What are the Latest trends in ETL Software
- Shift from in-house to cloud-based solutions: More businesses are acquiring cloud-based ETL tools from external service providers. This approach saves on cost and time and gives businesses the opportunity to focus on core operations.
- Shift from batch to real-time processing: There is a growing need for immediate access to data, which has fueled the switch to real-time processing. Real-time processing allows for quicker decision-making rather than delays experienced in batch processing.
- Data pipeline: This is a cloud-based automated service that easily moves data between sources, which allows business to readily access and transform information. Data pipeline will improve the efficiency of some aspects of ETL testing and will eliminate others.
How to choose the right ETL Software?
Selecting the most appropriate ETL software can be a tedious task. However, businesses should consider the following factors to guide their selection: Supporting connectivity, Usability, Supporting systems, Debugging, Reusability, Scalability, and Real-time processing.

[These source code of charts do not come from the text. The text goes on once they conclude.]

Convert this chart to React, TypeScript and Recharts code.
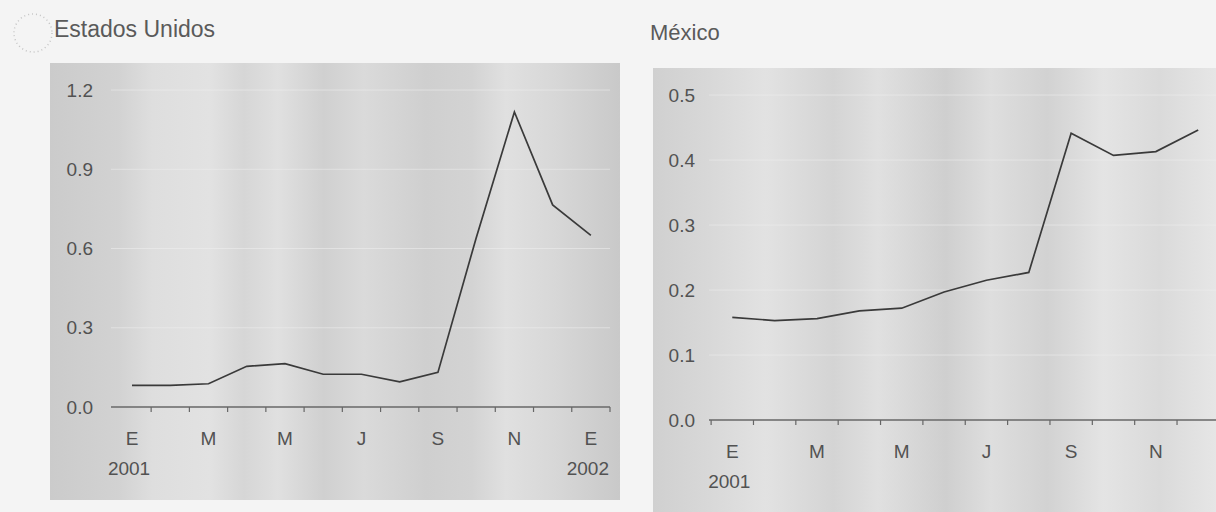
import React from "react";
import {
  LineChart,
  Line,
  XAxis,
  YAxis,
  CartesianGrid,
} from "recharts";

// Estados Unidos: E 2001 .. E 2002 (13 meses)
const usValues = [0.082, 0.082, 0.088, 0.154, 0.164, 0.124, 0.124, 0.095, 0.131, 0.64, 1.117, 0.765, 0.65];
// México: E 2001 .. D 2001 (12 meses)
const mxValues = [0.158, 0.153, 0.156, 0.168, 0.172, 0.197, 0.215, 0.227, 0.441, 0.407, 0.413, 0.446];

const usMonthLabels = ["E", "M", "M", "J", "S", "N", "E"];
const mxMonthLabels = ["E", "M", "M", "J", "S", "N"];
const usYearLabels = ["2001", "2002"];
const mxYearLabels = ["2001"];

const usYTicks = [0, 0.3, 0.6, 0.9, 1.2];
const mxYTicks = [0, 0.1, 0.2, 0.3, 0.4, 0.5];

const FONT = "'Liberation Sans', Arial, sans-serif";
const TEXT = "#525252";
const INK = "#3a3a3a";

const usData = usValues.map((v, i) => ({ i, v }));
const mxData = mxValues.map((v, i) => ({ i, v }));

// etiquetas en meses pares, marcas a mitad de mes
const usXTicks = [
  ...usMonthLabels.map((_, k) => k * 2),
  ...usValues.map((_, i) => i + 0.5),
];
const mxXTicks = [
  -0.5,
  ...mxMonthLabels.map((_, k) => k * 2),
  ...mxValues.slice(0, 11).map((_, i) => i + 0.5),
];

function MonthTick(props: any) {
  const { x, y, payload, months, years, lastIndex } = props;
  const v = payload.value;
  if (v % 1 !== 0) {
    return <line x1={x} x2={x} y1={y} y2={y + 5} stroke="#666" strokeWidth={1.2} />;
  }
  const label = months[v / 2];
  let year: string | null = null;
  if (v === 0) year = years[0];
  else if (v === lastIndex && years.length > 1) year = years[1];
  return (
    <g>
      <text x={x} y={y + 31} dy="0.355em" textAnchor="middle" fontSize={19} fill={TEXT}>
        {label}
      </text>
      {year && (
        <text x={x - 3} y={y + 61} dy="0.355em" textAnchor="middle" fontSize={19} fill={TEXT}>
          {year}
        </text>
      )}
    </g>
  );
}

const usPanelBg =
  "linear-gradient(to right, #cbcbcb 0%, #d2d2d2 12%, #dedede 18%, #e2e2e2 28%, #d6d6d6 34%, #e0e0e0 40%, #d0d0d0 48%, #dadada 55%, #cfcfcf 66%, #d3d3d3 74%, #e0e0e0 80%, #d8d8d8 88%, #c9c9c9 100%)";
const mxPanelBg =
  "linear-gradient(to right, #d0d0d0 0%, #d8d8d8 10%, #e2e2e2 20%, #d4d4d4 32%, #e0e0e0 40%, #cfcfcf 52%, #dedede 60%, #d2d2d2 70%, #e4e4e4 80%, #dadada 90%, #e6e6e6 100%)";

export default function App() {
  return (
    <div
      style={{
        position: "absolute",
        left: 0,
        top: 0,
        width: 1216,
        height: 512,
        background: "#f4f4f4",
        fontFamily: FONT,
        overflow: "hidden",
      }}
    >
      <div style={{ position: "absolute", left: 50, top: 63, width: 570, height: 437, background: usPanelBg }} />
      <div style={{ position: "absolute", left: 653, top: 68, width: 563, height: 444, background: mxPanelBg }} />

      <svg style={{ position: "absolute", left: 0, top: 0 }} width={60} height={70}>
        <circle cx={33} cy={33} r={19} fill="none" stroke="#c4c4c4" strokeWidth={1.5} strokeDasharray="1 3" />
      </svg>

      <div style={{ position: "absolute", left: 54, top: 16, fontSize: 23, color: "#5a5a5a" }}>Estados Unidos</div>
      <div style={{ position: "absolute", left: 650, top: 20, fontSize: 22, color: "#5a5a5a" }}>México</div>

      <div style={{ position: "absolute", left: 0, top: 0 }}>
        <LineChart width={620} height={512} data={usData} margin={{ top: 90, right: 10, left: 71, bottom: 25 }}>
          <CartesianGrid vertical={false} stroke="#eeeeee" strokeOpacity={0.55} />
          <XAxis
            dataKey="i"
            type="number"
            domain={[-0.55, 12.5]}
            ticks={usXTicks}
            interval={0}
            tickSize={0}
            tickMargin={0}
            height={80}
            axisLine={{ stroke: "#666", strokeWidth: 1.5 }}
            tickLine={false}
            tick={<MonthTick months={usMonthLabels} years={usYearLabels} lastIndex={12} />}
          />
          <YAxis
            type="number"
            domain={[0, 1.2]}
            ticks={usYTicks}
            interval={0}
            width={40}
            axisLine={false}
            tickLine={false}
            tickSize={0}
            tickMargin={18}
            tickFormatter={(v) => Number(v).toFixed(1)}
            tick={{ fontSize: 19, fill: TEXT }}
          />
          <Line
            type="linear"
            dataKey="v"
            stroke={INK}
            strokeWidth={1.7}
            dot={false}
            isAnimationActive={false}
          />
        </LineChart>
      </div>

      <div style={{ position: "absolute", left: 620, top: 0 }}>
        <LineChart width={596} height={512} data={mxData} margin={{ top: 95, right: 0, left: 49, bottom: 12 }}>
          <CartesianGrid vertical={false} stroke="#eeeeee" strokeOpacity={0.55} />
          <XAxis
            dataKey="i"
            type="number"
            domain={[-0.55, 11.42]}
            ticks={mxXTicks}
            interval={0}
            tickSize={0}
            tickMargin={0}
            height={80}
            axisLine={{ stroke: "#666", strokeWidth: 1.5 }}
            tickLine={false}
            tick={<MonthTick months={mxMonthLabels} years={mxYearLabels} lastIndex={-1} />}
          />
          <YAxis
            type="number"
            domain={[0, 0.5]}
            ticks={mxYTicks}
            interval={0}
            width={40}
            axisLine={false}
            tickLine={false}
            tickSize={0}
            tickMargin={14}
            tickFormatter={(v) => Number(v).toFixed(1)}
            tick={{ fontSize: 19, fill: TEXT }}
          />
          <Line
            type="linear"
            dataKey="v"
            stroke={INK}
            strokeWidth={1.7}
            dot={false}
            isAnimationActive={false}
          />
        </LineChart>
      </div>
    </div>
  );
}
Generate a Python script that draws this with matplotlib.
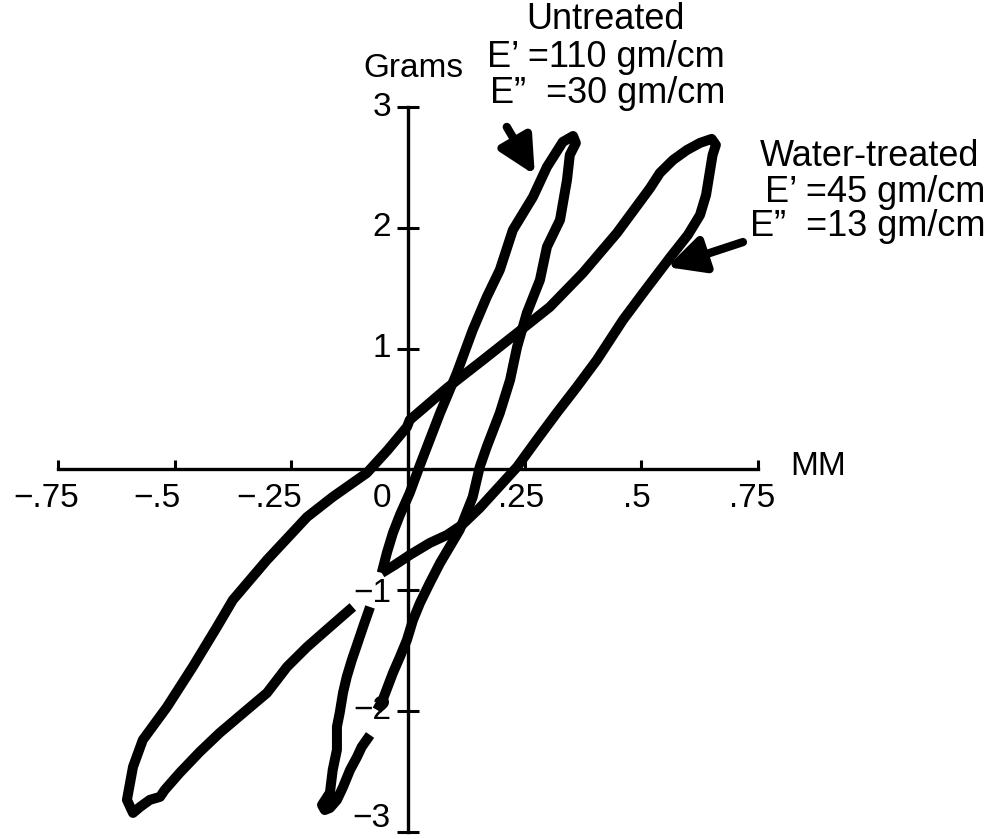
import matplotlib
matplotlib.use("Agg")
import matplotlib.pyplot as plt
import numpy as np

plt.rcParams["font.family"] = ["Liberation Sans", "DejaVu Sans"]

# displacement (MM) / force (Grams) traced loops; NaN marks a break in the trace
untreated_mm = [
    -0.056, -0.045, -0.032, -0.017, 0.004, 0.026, 0.069, 0.105, 0.139, 0.169,
    0.197, 0.225, 0.268, 0.298, 0.332, 0.354, 0.360,
    0.347, 0.341, 0.326, 0.298, 0.283, 0.255, 0.234, 0.219, 0.197, 0.169,
    0.154, 0.139, 0.111, 0.069, 0.047, 0.026, 0.011, -0.002, -0.017, -0.032,
    -0.054, -0.066, np.nan,
    -0.081, -0.099, -0.109, -0.124, -0.139, -0.152, -0.167, -0.178,
    -0.184, -0.167, -0.161, -0.152, -0.152, -0.146, -0.139, -0.131, -0.120,
    -0.109, -0.096, -0.081,
]
untreated_g = [
    -0.857, -0.691, -0.526, -0.377, -0.195, 0.036, 0.467, 0.798, 1.154, 1.427,
    1.651, 1.982, 2.255, 2.504, 2.711, 2.760, 2.702,
    2.603, 2.396, 2.065, 1.842, 1.568, 1.295, 1.013, 0.740, 0.467, 0.186,
    0.020, -0.228, -0.501, -0.775, -0.940, -1.106, -1.247, -1.412, -1.552, -1.685,
    -1.909, -1.992, np.nan,
    -2.199, -2.298, -2.381, -2.489, -2.630, -2.737, -2.803, -2.820,
    -2.778, -2.677, -2.487, -2.322, -2.131, -2.015, -1.850, -1.718, -1.577,
    -1.453, -1.304, -1.139,
]

water_mm = [
    -0.056, -0.028, 0.004, 0.047, 0.084, 0.116, 0.154, 0.193, 0.234, 0.276,
    0.319, 0.362, 0.405, 0.461, 0.504, 0.561, 0.600, 0.626, 0.639, 0.647,
    0.653, 0.660, 0.651, 0.626, 0.598, 0.568, 0.540, 0.519, 0.448, 0.375,
    0.304, 0.234, 0.161, 0.084, 0.004, -0.002, -0.043, -0.088, -0.161, -0.216,
    -0.302, -0.375, -0.409, -0.461, -0.516, -0.568, -0.589, -0.602, -0.589,
    -0.574, -0.553, -0.531, -0.521, -0.489, -0.446, -0.403, -0.345, -0.302,
    -0.259, -0.216, -0.167, -0.118,
]
water_g = [
    -0.857, -0.791, -0.709, -0.609, -0.543, -0.460, -0.319, -0.154, 0.020, 0.243,
    0.467, 0.682, 0.906, 1.237, 1.460, 1.750, 1.941, 2.106, 2.272, 2.462,
    2.603, 2.686, 2.736, 2.703, 2.644, 2.561, 2.454, 2.329, 1.957, 1.626,
    1.344, 1.129, 0.906, 0.674, 0.409, 0.351, 0.161, -0.030, -0.228, -0.394,
    -0.750, -1.081, -1.304, -1.635, -1.966, -2.240, -2.463, -2.736, -2.844,
    -2.795, -2.736, -2.711, -2.654, -2.513, -2.339, -2.181, -1.991, -1.851,
    -1.635, -1.470, -1.304, -1.139,
]

x_ticks = [-0.75, -0.5, -0.25, 0, 0.25, 0.5, 0.75]
x_tick_labels = ["\u2212.75", "\u2212.5", "\u2212.25", "0", ".25", ".5", ".75"]
y_ticks = [3, 2, 1, -1, -2, -3]
y_tick_labels = ["3", "2", "1", "\u22121", "\u22122", "\u22123"]

untreated_text = ["Untreated", "E\u2019 =110 gm/cm", "E\u201d  =30 gm/cm"]
water_text = ["Water-treated", "E\u2019 =45 gm/cm", "E\u201d  =13 gm/cm"]

fig = plt.figure(figsize=(10.01, 8.39), dpi=100)
ax = fig.add_axes([0, 0, 1, 1])
ax.set_xlim(-0.874, 1.271)
ax.set_ylim(-3.06, 3.886)

# cross-shaped axes through the origin
for side in ("top", "right"):
    ax.spines[side].set_visible(False)
ax.spines["left"].set_position(("data", 0))
ax.spines["bottom"].set_position(("data", 0))
ax.spines["left"].set_bounds(-3, 3)
ax.spines["bottom"].set_bounds(-0.75, 0.75)
for side in ("left", "bottom"):
    ax.spines[side].set_linewidth(2.4)
ax.set_facecolor("white")

ax.set_xticks(x_ticks)
ax.set_yticks(y_ticks)
ax.tick_params(axis="x", direction="in", length=6.5, width=2.2,
               labelbottom=False)
ax.tick_params(axis="y", direction="inout", length=16.5, width=2.2,
               labelleft=False)

x_label_dx = [-12, -18, -22, -26, -3, -4, -6]
for t, lab, dx in zip(x_ticks, x_tick_labels, x_label_dx):
    ax.annotate(lab, xy=(t, 0), xytext=(dx, -29), textcoords="offset pixels",
                ha="center", va="center", fontsize=24)
y_label_dy = [0, 0, 0, -3, 0, 13]
for t, lab, dy in zip(y_ticks, y_tick_labels, y_label_dy):
    ax.annotate(lab, xy=(0, t), xytext=(-17, dy), textcoords="offset pixels",
                ha="right", va="center", fontsize=24)

ax.text(0.011, 3.317, "Grams", ha="center", va="center", fontsize=24)
ax.text(0.819, 0.02, "MM", ha="left", va="center", fontsize=24)

line_kw = dict(color="black", lw=7.2, solid_joinstyle="round",
               solid_capstyle="butt")
ax.plot(water_mm, water_g, **line_kw)
ax.plot(untreated_mm, untreated_g, **line_kw)

for (x, y), s in zip([(0.424, 3.728), (0.424, 3.406), (0.429, 3.116)],
                     untreated_text):
    ax.text(x, y, s, ha="center", va="center", fontsize=26)
for (x, y), s in zip([(0.990, 2.594), (1.001, 2.296), (0.986, 2.007)],
                     water_text):
    ax.text(x, y, s, ha="center", va="center", fontsize=26)

arrow_kw = dict(arrowstyle="-|>,head_length=1.0,head_width=0.5",
                lw=6, color="black", shrinkA=0, shrinkB=0, mutation_scale=22)
ax.annotate("", xy=(0.272, 2.438), xytext=(0.212, 2.835), arrowprops=arrow_kw)
ax.annotate("", xy=(0.555, 1.675), xytext=(0.718, 1.882), arrowprops=arrow_kw)

fig.savefig("out.png", dpi=100, facecolor="white")
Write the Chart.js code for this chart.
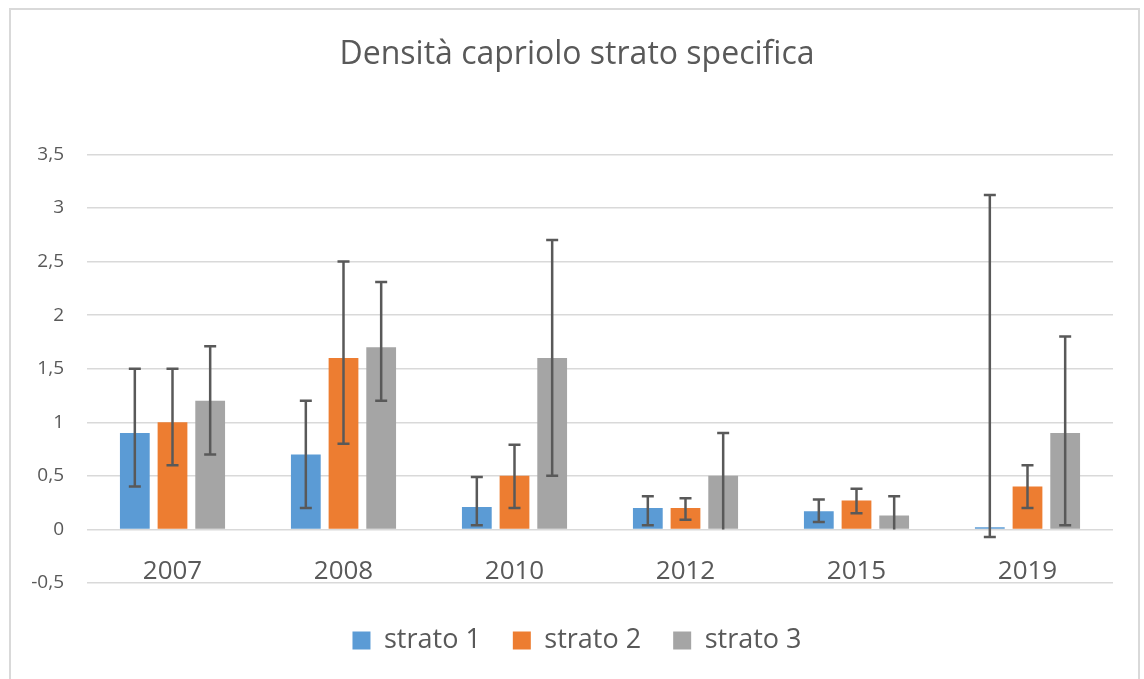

- Connectivity: Businesses should see if the tool supports data cleansing, metadata and data profiling. The number of applications that can read the metadata as well as the number of queuing products that can be connected is also important.
- Simple to Use and Usability: The product must be easy to learn and use. The software should have a screen that makes viewing comfortable on the eyes, as well as a simple layout. If training is necessary, it should be built into the software and be easy to manipulate.
- Data Integration options: Current ETL tools are produced to be able to handle structured data from numerous sources which include spreadsheets, XML format, and UNIX application systems. The difficulty could arise if the data is not structured in an organized manner, since this may be a challenge for the ETL tool. Therefore businesses should see if the tool supports other platforms.
- Debugging: This facility is also used as a checkpoint in quality control. Businesses should determine if the processes can run in an orderly step by step process. Another consideration is whether or not the system can postpone the running if an error is detected or if various conditions are not met.
- Reusability: The components of the software must be reusable and be able to function within various parameters. The ability of the processes to separate into smaller components is also an asset since modular programming may be necessary.
- Scalability: Business should also consider if ETL software can run on different machines. The different steps in the ETL process should be easily accommodated and, in many cases, be distributed to multiple hubs between the data source and target.
- Real-time processing: Does the ETL tool provide for the data to be moved from internal to external sources and be transformed in real time? Can this data be provided in an integration batch? Businesses should consider if there are mechanisms in the software to determine if and how changes to the system are detected.
- Cost : Cost of using the software : One time fee and subscription charges per user per year.